## WHAT IS REQUIRED
Scan each line of the records for the word "Recreate" and extract the ones that have it.

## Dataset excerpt
______

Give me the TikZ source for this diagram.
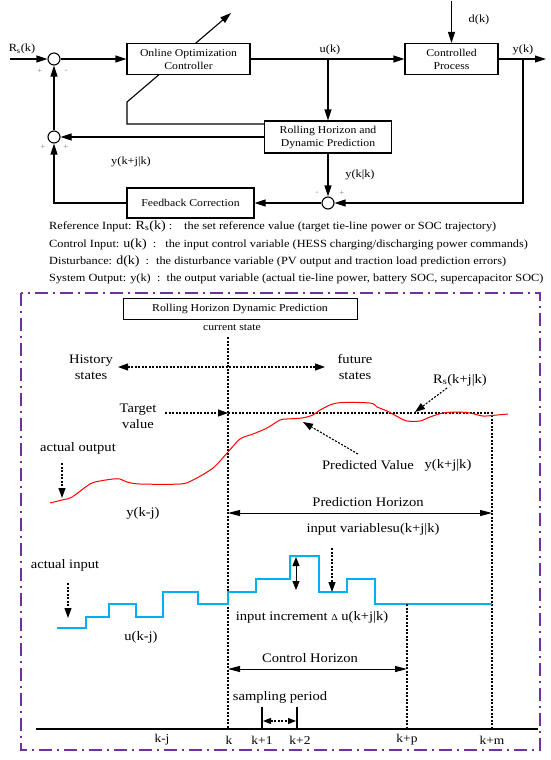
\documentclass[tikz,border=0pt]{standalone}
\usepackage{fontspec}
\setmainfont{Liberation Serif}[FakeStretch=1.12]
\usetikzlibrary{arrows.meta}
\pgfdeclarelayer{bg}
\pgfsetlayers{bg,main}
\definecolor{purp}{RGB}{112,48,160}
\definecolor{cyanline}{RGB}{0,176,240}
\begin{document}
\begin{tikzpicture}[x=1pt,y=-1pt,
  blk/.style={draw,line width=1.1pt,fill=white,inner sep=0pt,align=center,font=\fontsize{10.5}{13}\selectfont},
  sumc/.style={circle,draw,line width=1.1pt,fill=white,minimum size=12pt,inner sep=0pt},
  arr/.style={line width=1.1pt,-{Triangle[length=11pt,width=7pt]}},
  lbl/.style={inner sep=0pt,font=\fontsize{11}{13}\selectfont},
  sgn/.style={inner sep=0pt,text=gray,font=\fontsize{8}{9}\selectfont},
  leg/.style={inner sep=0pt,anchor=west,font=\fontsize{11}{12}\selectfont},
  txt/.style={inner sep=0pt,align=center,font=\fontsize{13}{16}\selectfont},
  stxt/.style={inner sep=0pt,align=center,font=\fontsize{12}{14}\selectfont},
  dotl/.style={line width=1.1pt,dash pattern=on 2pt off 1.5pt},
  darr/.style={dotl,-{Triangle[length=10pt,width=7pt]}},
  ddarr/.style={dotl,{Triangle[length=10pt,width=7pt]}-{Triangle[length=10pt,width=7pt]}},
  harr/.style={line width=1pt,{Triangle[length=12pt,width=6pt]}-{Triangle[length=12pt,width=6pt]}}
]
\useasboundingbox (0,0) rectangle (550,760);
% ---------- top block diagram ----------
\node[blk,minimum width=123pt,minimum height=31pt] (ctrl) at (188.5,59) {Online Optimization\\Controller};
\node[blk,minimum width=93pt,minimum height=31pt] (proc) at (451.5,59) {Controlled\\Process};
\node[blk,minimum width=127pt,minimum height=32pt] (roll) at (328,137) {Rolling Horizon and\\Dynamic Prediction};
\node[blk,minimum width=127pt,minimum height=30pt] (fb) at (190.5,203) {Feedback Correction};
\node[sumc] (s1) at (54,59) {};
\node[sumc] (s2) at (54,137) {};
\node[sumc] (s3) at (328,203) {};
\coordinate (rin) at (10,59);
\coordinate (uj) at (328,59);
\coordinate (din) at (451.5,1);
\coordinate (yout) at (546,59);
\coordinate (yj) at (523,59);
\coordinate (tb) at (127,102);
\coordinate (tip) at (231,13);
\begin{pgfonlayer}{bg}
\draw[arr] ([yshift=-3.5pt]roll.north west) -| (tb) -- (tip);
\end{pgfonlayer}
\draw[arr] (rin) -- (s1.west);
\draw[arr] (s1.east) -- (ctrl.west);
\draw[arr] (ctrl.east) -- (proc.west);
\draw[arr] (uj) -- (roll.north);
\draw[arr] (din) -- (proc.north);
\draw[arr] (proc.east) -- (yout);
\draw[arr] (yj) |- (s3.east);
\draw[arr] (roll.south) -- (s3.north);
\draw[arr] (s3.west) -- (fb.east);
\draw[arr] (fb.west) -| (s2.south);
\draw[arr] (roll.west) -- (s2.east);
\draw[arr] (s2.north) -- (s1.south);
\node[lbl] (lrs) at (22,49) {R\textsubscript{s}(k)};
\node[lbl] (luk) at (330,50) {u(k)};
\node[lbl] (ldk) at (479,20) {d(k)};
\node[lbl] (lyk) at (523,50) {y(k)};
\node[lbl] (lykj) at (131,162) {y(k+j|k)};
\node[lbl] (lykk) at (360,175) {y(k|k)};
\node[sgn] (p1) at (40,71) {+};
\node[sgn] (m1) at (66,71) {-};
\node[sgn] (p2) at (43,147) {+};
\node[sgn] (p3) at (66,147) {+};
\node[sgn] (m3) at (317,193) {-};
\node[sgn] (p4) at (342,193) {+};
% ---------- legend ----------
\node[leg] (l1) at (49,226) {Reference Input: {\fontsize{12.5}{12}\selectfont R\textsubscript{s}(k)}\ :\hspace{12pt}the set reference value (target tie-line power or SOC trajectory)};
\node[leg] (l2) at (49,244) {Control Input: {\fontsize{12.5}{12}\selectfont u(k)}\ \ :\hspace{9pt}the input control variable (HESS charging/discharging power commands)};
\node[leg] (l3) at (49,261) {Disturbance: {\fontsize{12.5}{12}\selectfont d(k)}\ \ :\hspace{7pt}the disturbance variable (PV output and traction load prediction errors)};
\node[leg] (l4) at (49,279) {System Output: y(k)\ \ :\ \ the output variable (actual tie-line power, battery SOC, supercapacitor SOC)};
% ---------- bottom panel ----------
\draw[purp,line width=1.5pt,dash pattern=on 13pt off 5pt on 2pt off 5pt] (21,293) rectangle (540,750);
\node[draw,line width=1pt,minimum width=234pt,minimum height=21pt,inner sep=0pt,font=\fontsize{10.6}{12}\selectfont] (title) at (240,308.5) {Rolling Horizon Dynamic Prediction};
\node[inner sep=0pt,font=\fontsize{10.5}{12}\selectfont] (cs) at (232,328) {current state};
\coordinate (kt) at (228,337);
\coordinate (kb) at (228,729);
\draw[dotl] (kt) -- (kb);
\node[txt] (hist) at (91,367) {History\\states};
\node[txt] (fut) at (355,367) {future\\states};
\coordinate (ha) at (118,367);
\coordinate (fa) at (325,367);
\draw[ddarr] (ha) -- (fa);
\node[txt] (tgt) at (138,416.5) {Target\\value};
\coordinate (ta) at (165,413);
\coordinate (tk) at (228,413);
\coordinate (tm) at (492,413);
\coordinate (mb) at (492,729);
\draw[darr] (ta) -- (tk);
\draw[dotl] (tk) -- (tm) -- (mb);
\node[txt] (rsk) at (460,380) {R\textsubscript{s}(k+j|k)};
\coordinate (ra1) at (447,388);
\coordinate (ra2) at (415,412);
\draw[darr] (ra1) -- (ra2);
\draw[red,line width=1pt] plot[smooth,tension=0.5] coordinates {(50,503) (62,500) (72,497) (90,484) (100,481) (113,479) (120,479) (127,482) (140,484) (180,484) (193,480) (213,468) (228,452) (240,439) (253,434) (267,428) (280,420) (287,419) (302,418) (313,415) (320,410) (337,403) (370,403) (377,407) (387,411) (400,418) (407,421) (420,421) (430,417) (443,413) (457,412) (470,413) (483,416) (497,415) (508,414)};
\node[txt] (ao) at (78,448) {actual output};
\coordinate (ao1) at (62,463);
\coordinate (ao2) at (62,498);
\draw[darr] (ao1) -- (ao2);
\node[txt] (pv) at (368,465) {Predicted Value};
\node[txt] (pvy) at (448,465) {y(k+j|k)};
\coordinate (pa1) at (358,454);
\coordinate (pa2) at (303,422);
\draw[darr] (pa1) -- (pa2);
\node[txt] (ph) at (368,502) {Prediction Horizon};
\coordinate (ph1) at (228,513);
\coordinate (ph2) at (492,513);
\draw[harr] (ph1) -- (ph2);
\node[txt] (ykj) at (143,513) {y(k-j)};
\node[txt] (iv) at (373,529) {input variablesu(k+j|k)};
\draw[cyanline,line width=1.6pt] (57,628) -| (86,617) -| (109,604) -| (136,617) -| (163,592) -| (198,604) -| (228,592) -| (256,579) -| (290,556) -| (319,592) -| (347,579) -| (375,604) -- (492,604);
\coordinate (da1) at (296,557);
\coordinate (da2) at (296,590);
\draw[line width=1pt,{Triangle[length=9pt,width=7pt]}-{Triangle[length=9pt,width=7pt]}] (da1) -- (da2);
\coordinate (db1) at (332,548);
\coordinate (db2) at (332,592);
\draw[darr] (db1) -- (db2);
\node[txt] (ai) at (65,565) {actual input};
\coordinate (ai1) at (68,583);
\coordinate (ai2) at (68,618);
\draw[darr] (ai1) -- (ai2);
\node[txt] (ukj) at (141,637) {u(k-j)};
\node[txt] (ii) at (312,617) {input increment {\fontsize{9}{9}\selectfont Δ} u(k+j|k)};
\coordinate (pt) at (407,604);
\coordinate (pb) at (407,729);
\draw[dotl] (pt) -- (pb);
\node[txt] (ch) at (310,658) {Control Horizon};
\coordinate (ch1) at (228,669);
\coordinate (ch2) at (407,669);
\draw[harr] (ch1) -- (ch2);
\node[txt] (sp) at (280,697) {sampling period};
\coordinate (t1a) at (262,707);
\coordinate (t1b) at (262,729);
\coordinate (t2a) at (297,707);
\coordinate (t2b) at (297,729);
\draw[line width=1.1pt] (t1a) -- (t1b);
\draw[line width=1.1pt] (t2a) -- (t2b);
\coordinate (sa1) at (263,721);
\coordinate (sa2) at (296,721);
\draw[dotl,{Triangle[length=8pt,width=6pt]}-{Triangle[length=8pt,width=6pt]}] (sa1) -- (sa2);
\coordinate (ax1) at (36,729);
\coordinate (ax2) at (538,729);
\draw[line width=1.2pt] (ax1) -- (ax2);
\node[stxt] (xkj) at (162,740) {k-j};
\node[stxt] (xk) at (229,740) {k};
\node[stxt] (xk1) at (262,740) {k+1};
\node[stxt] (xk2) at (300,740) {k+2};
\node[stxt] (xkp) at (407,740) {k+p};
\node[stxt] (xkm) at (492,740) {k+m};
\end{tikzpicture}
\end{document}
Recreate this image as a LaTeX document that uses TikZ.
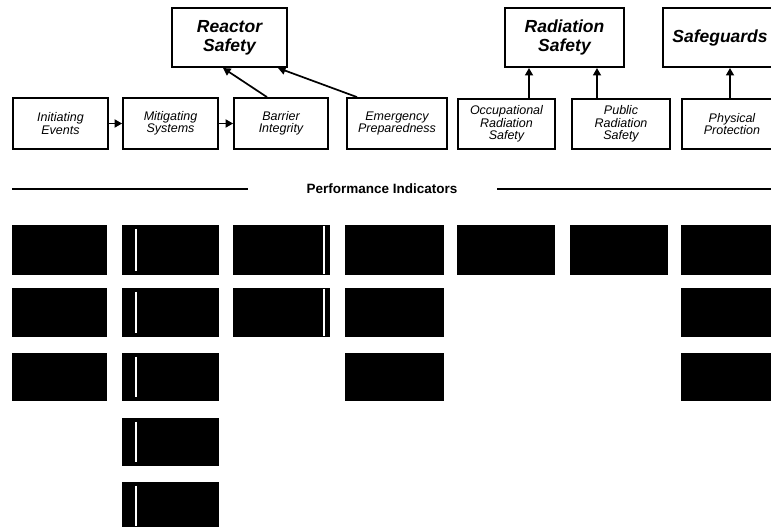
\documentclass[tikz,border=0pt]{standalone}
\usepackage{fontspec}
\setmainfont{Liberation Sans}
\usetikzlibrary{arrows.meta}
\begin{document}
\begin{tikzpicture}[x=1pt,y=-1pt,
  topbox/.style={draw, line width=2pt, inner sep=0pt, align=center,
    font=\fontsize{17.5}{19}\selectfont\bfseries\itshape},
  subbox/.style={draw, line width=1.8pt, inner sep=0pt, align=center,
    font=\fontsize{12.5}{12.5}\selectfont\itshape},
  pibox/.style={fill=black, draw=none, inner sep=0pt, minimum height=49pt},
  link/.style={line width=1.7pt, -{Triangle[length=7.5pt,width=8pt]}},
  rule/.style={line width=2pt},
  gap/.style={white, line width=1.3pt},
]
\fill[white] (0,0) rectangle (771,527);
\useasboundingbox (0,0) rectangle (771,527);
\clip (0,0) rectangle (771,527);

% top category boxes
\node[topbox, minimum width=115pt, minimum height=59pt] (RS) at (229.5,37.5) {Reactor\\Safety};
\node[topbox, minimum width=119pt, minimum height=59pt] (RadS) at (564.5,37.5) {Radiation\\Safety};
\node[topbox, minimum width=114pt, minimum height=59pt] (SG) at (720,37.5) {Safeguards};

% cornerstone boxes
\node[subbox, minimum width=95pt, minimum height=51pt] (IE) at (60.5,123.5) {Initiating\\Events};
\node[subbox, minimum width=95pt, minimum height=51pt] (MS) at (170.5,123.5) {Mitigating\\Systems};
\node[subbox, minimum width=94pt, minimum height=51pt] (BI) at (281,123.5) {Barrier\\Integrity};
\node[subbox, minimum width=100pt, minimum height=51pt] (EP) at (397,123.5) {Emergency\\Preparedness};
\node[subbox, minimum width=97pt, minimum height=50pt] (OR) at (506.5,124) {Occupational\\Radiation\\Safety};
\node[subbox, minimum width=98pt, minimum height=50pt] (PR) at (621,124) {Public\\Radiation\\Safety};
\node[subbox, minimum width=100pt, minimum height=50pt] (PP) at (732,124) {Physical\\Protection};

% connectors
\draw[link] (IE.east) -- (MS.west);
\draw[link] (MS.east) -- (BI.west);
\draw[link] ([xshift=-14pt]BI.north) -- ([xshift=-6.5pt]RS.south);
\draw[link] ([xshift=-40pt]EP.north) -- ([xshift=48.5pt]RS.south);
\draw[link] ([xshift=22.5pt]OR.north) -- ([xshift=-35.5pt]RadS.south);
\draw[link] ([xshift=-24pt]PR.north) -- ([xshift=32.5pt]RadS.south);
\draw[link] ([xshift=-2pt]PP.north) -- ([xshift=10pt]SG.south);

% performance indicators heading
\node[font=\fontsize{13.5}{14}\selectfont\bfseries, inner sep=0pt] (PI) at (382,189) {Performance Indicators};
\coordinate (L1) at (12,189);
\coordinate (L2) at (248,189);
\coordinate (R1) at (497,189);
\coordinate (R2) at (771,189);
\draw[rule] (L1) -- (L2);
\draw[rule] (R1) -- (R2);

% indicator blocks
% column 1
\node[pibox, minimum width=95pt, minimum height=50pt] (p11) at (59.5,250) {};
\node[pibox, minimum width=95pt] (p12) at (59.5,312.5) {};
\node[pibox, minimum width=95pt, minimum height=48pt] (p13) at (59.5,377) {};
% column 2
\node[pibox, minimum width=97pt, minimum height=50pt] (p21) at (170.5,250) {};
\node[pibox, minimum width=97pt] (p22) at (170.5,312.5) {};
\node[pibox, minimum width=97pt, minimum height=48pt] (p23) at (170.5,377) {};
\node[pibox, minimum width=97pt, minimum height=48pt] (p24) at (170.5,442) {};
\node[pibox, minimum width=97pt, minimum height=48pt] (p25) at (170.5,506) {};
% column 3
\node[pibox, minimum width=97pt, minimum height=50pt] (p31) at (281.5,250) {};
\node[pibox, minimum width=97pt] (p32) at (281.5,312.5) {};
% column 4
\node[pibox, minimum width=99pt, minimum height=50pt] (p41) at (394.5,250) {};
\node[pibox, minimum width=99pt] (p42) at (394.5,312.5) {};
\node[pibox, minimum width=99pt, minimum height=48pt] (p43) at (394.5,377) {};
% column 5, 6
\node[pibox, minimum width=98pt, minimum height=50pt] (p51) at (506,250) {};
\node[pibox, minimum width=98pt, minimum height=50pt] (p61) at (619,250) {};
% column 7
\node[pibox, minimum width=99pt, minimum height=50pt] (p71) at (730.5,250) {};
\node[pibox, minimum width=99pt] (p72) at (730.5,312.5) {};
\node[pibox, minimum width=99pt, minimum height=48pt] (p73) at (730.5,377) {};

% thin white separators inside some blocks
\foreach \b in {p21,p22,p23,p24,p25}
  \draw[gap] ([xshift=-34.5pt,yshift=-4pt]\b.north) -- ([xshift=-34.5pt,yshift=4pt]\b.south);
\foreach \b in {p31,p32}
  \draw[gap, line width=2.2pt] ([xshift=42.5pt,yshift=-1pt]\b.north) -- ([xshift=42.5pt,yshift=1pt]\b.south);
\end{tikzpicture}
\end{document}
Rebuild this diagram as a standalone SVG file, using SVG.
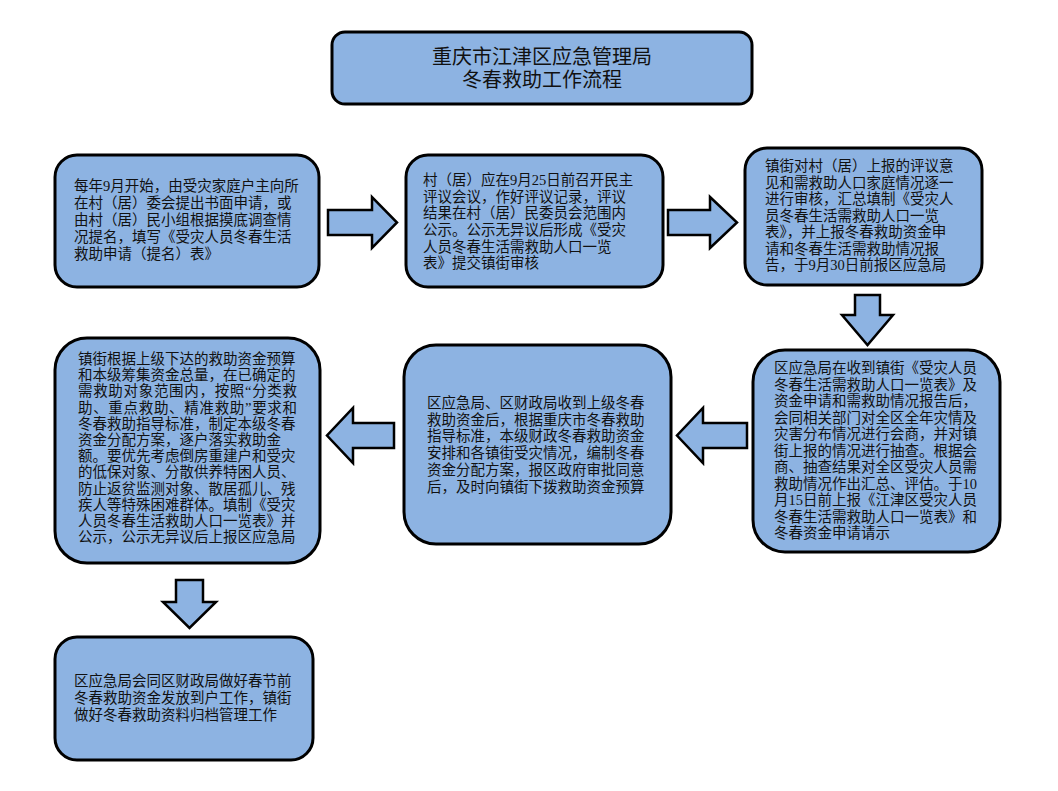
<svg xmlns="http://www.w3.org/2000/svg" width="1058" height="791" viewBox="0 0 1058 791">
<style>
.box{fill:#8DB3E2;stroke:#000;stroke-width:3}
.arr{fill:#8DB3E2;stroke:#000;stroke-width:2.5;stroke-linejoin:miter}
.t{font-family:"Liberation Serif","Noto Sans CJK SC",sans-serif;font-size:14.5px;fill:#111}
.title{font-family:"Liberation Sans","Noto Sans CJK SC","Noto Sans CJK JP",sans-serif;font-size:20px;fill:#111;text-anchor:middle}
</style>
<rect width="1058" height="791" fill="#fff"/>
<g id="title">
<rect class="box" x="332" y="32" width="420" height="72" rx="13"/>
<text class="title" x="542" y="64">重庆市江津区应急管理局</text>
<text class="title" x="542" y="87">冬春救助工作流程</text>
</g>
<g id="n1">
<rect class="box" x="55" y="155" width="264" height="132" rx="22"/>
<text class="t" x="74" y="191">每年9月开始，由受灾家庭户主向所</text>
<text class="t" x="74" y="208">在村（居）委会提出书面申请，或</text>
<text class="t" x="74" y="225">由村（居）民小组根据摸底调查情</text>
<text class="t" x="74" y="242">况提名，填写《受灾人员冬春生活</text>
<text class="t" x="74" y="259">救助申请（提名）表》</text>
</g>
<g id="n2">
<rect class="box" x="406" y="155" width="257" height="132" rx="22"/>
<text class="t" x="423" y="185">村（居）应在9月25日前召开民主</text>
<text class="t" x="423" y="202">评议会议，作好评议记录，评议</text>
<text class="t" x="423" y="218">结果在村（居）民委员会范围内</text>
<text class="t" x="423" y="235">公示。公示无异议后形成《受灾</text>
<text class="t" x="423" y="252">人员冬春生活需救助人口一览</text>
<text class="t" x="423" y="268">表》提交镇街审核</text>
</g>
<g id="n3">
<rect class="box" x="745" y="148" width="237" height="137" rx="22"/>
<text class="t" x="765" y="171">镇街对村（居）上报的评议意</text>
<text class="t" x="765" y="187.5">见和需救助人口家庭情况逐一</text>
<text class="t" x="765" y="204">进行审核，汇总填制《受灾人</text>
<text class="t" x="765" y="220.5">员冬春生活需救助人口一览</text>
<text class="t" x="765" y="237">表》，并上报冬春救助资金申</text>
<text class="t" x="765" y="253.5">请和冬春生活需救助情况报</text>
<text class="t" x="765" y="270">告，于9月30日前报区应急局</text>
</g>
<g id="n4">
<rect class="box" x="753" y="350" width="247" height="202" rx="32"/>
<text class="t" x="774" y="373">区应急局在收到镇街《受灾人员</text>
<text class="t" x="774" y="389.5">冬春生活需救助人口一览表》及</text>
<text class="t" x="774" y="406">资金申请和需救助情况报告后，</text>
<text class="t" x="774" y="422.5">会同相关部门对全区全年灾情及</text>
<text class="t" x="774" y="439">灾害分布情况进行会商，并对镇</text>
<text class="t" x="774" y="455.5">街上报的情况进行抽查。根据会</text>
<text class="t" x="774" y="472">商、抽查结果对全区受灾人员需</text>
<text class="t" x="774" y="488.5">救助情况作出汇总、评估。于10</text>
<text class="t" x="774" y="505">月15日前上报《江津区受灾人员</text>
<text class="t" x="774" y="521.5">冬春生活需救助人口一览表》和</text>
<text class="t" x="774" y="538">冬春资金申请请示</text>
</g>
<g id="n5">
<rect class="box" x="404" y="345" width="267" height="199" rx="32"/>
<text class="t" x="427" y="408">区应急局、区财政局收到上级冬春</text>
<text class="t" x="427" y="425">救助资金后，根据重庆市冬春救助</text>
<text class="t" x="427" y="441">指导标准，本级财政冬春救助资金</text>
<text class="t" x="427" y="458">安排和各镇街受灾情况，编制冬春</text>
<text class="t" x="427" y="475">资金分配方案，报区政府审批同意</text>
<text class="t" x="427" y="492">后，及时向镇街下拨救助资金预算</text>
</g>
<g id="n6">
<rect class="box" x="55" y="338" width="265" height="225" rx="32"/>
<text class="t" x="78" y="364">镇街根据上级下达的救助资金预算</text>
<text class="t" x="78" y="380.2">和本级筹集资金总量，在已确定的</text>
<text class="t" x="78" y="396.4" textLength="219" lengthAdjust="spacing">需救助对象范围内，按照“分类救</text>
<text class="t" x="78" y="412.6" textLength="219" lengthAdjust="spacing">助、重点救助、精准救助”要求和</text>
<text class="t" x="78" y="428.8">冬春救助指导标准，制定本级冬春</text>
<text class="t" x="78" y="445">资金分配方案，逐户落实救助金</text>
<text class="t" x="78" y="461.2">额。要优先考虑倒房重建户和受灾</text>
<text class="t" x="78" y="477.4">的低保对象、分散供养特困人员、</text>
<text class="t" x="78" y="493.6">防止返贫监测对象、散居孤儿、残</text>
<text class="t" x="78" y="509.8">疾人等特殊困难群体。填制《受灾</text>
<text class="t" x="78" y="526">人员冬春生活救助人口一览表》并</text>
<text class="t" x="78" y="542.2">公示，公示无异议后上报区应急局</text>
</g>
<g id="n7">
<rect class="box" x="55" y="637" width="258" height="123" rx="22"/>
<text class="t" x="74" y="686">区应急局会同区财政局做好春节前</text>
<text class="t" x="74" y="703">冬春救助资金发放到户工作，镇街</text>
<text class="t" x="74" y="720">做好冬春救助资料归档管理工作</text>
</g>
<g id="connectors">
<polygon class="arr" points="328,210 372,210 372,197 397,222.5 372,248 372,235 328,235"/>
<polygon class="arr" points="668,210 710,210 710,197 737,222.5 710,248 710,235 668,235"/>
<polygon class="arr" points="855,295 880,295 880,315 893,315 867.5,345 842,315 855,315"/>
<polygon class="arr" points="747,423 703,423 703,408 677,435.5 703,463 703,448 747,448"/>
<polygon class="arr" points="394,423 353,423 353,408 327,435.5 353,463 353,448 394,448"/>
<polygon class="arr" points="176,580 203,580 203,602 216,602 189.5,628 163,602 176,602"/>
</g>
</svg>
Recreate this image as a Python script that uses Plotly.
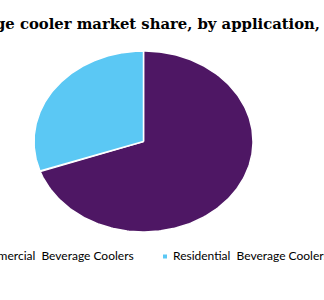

______

## EXERCISE ANSWER
Recreate this image as a LaTeX document that uses TikZ.
Recreate this image as a Python script that uses Plotly.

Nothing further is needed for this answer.